#### WHAT YOU NEED TO DO:
Please reproduce the lines of the records below from the one holding "Convert this chart to Plotly.js code." through the one holding "const atlantaValues = [4.27,3.73,3.65,4.12];", inclusive, skipping all pictures.

#### WORKING DATA:

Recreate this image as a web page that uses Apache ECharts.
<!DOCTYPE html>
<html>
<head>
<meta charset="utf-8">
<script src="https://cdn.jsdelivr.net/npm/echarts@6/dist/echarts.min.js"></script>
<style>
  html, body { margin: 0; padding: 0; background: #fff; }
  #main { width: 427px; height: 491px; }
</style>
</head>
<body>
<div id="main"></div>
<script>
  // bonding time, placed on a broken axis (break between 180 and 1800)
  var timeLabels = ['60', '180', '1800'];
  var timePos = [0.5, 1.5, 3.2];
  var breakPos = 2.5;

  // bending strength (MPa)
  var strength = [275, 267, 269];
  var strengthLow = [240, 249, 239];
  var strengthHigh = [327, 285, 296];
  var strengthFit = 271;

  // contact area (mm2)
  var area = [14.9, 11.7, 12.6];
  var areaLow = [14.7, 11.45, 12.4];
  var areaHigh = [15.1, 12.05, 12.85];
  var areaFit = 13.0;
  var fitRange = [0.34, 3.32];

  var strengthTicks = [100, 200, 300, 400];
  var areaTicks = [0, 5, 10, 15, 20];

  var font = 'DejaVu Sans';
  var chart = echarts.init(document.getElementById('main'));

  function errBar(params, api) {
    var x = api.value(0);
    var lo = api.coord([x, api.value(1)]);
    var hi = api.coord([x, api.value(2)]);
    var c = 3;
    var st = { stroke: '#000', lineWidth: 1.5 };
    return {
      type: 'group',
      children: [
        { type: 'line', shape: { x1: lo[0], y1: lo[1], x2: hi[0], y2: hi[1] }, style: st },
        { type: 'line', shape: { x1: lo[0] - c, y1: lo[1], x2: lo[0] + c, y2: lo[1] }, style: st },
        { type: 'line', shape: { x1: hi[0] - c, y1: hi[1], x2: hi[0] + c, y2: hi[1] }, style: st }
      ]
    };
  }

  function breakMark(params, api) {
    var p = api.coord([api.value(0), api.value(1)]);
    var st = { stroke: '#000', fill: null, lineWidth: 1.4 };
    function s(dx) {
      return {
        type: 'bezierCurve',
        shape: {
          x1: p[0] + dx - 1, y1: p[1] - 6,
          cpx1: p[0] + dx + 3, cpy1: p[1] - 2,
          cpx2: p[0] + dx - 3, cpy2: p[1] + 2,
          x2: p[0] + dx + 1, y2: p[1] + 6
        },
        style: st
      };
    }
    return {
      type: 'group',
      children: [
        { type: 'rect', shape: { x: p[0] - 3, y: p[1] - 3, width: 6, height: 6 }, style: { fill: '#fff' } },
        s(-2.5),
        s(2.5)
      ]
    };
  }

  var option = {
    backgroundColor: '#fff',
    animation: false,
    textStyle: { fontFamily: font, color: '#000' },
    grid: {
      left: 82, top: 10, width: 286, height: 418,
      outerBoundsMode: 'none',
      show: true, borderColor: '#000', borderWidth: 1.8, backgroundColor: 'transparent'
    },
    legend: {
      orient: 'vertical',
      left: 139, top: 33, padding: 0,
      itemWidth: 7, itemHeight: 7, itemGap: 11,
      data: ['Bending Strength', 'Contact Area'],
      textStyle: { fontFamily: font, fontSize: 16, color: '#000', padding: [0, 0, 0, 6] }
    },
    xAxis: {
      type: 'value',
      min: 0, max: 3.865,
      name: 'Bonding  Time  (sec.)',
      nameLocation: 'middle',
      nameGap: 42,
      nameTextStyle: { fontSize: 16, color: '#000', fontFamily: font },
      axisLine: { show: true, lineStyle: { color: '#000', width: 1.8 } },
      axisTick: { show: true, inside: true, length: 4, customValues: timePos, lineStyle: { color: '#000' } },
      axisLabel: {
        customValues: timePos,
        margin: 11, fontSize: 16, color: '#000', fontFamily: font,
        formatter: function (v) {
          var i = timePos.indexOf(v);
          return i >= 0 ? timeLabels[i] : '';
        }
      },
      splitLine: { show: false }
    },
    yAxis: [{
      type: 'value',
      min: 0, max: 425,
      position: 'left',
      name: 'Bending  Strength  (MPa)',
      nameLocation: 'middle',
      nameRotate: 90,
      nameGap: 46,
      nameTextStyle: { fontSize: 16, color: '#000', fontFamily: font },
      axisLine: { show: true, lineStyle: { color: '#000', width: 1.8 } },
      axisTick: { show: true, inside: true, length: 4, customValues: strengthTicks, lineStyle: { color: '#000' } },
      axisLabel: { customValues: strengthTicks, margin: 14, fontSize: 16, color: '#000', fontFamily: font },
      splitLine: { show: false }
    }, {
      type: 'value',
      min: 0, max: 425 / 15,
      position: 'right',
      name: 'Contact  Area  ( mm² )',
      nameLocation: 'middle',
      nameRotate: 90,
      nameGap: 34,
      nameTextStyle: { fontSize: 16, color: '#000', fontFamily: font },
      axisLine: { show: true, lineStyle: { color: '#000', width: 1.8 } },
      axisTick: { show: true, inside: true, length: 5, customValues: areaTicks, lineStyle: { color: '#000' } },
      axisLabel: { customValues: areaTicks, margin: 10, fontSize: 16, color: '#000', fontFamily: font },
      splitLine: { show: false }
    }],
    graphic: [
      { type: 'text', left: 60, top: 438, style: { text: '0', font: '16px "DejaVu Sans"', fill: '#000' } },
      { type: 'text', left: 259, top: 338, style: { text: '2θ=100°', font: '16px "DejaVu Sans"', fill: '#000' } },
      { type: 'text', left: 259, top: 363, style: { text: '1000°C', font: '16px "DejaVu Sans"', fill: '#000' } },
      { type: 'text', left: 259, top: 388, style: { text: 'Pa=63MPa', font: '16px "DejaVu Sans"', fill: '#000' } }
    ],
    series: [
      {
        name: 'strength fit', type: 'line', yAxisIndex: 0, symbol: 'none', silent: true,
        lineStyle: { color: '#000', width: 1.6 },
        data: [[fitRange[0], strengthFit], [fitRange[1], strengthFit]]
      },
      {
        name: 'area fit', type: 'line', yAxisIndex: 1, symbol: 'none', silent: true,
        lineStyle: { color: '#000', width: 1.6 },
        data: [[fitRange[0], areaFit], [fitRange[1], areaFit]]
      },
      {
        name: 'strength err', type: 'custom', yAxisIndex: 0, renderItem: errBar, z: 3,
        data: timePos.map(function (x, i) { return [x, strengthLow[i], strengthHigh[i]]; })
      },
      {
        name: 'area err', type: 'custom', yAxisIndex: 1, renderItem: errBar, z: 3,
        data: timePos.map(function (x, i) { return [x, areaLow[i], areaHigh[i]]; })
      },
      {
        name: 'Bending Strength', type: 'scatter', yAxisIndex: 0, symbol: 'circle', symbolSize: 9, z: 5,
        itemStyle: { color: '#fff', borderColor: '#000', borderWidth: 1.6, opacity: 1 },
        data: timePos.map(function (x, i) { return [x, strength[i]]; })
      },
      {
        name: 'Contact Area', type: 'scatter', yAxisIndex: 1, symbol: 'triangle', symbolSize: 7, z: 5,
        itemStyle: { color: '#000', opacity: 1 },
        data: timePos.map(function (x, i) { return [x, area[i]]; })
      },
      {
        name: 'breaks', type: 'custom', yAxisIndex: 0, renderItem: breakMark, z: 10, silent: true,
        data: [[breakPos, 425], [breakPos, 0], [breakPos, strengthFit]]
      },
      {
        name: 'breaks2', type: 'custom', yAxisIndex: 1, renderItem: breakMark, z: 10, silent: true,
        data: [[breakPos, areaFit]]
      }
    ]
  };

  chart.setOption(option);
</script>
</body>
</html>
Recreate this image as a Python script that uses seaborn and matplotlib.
---
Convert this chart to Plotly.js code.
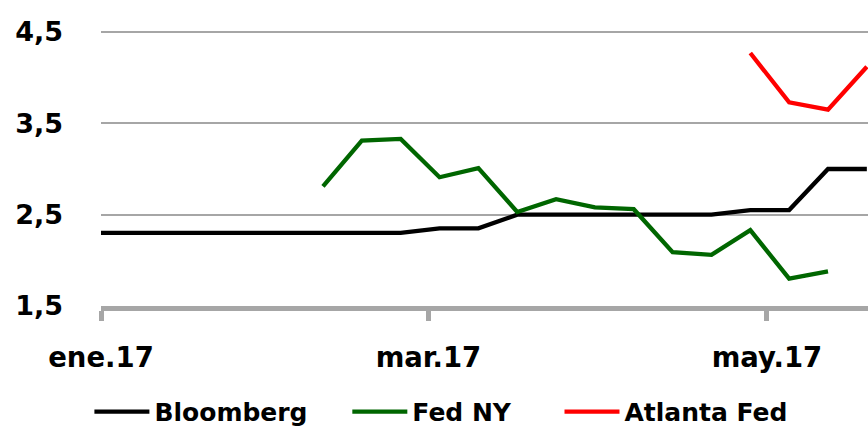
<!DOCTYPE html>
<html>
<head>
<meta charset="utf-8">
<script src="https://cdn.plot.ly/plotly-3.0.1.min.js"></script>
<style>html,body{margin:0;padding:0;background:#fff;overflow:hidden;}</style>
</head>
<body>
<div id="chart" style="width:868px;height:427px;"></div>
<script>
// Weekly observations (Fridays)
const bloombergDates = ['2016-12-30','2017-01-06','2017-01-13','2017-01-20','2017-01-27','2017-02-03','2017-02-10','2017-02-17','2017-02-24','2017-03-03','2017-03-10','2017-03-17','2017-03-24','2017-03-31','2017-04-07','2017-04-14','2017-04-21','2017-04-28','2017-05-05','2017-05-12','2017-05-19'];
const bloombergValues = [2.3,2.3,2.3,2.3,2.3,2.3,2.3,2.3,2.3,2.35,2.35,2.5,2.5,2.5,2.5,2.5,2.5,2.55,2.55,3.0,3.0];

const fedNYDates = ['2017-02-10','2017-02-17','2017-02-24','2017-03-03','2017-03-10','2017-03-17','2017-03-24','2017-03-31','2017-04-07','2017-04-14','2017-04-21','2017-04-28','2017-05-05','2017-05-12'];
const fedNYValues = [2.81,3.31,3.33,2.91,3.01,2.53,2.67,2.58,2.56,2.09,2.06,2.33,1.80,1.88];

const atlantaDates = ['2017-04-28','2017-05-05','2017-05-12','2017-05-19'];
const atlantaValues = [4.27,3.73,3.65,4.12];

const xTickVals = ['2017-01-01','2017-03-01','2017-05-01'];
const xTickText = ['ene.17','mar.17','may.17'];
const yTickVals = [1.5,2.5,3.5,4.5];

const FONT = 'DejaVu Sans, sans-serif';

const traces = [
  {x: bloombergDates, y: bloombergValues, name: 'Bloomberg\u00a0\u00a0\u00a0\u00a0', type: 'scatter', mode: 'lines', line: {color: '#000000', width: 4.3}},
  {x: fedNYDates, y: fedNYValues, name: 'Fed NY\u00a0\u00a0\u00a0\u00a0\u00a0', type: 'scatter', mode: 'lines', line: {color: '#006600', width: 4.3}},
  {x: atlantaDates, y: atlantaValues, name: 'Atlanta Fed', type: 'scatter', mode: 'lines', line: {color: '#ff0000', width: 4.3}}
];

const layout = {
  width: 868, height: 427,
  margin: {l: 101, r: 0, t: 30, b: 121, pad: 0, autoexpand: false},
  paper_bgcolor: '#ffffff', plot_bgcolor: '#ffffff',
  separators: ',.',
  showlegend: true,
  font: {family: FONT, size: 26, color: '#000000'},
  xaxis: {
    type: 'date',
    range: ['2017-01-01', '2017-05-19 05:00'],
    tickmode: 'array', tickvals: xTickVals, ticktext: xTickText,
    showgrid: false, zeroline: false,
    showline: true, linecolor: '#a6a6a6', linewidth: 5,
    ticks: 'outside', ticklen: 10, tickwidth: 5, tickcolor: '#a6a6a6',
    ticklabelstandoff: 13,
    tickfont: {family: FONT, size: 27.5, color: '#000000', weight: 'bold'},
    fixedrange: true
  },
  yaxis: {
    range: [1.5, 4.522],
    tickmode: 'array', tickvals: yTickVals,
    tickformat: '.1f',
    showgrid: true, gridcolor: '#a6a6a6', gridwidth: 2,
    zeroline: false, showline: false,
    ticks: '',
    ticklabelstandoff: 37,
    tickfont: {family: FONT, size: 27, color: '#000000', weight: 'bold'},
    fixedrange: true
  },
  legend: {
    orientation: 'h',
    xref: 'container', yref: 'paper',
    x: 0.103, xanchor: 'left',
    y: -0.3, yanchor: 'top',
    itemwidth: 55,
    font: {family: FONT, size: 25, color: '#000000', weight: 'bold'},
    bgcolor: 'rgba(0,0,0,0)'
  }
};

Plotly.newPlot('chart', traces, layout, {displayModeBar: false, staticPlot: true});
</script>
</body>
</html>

#### COMPLETED TASK:
Convert this chart to Plotly.js code.
<!DOCTYPE html>
<html>
<head>
<meta charset="utf-8">
<script src="https://cdn.plot.ly/plotly-3.0.1.min.js"></script>
<style>html,body{margin:0;padding:0;background:#fff;overflow:hidden;}</style>
</head>
<body>
<div id="chart" style="width:868px;height:427px;"></div>
<script>
// Weekly observations (Fridays)
const bloombergDates = ['2016-12-30','2017-01-06','2017-01-13','2017-01-20','2017-01-27','2017-02-03','2017-02-10','2017-02-17','2017-02-24','2017-03-03','2017-03-10','2017-03-17','2017-03-24','2017-03-31','2017-04-07','2017-04-14','2017-04-21','2017-04-28','2017-05-05','2017-05-12','2017-05-19'];
const bloombergValues = [2.3,2.3,2.3,2.3,2.3,2.3,2.3,2.3,2.3,2.35,2.35,2.5,2.5,2.5,2.5,2.5,2.5,2.55,2.55,3.0,3.0];

const fedNYDates = ['2017-02-10','2017-02-17','2017-02-24','2017-03-03','2017-03-10','2017-03-17','2017-03-24','2017-03-31','2017-04-07','2017-04-14','2017-04-21','2017-04-28','2017-05-05','2017-05-12'];
const fedNYValues = [2.81,3.31,3.33,2.91,3.01,2.53,2.67,2.58,2.56,2.09,2.06,2.33,1.80,1.88];

const atlantaDates = ['2017-04-28','2017-05-05','2017-05-12','2017-05-19'];
const atlantaValues = [4.27,3.73,3.65,4.12];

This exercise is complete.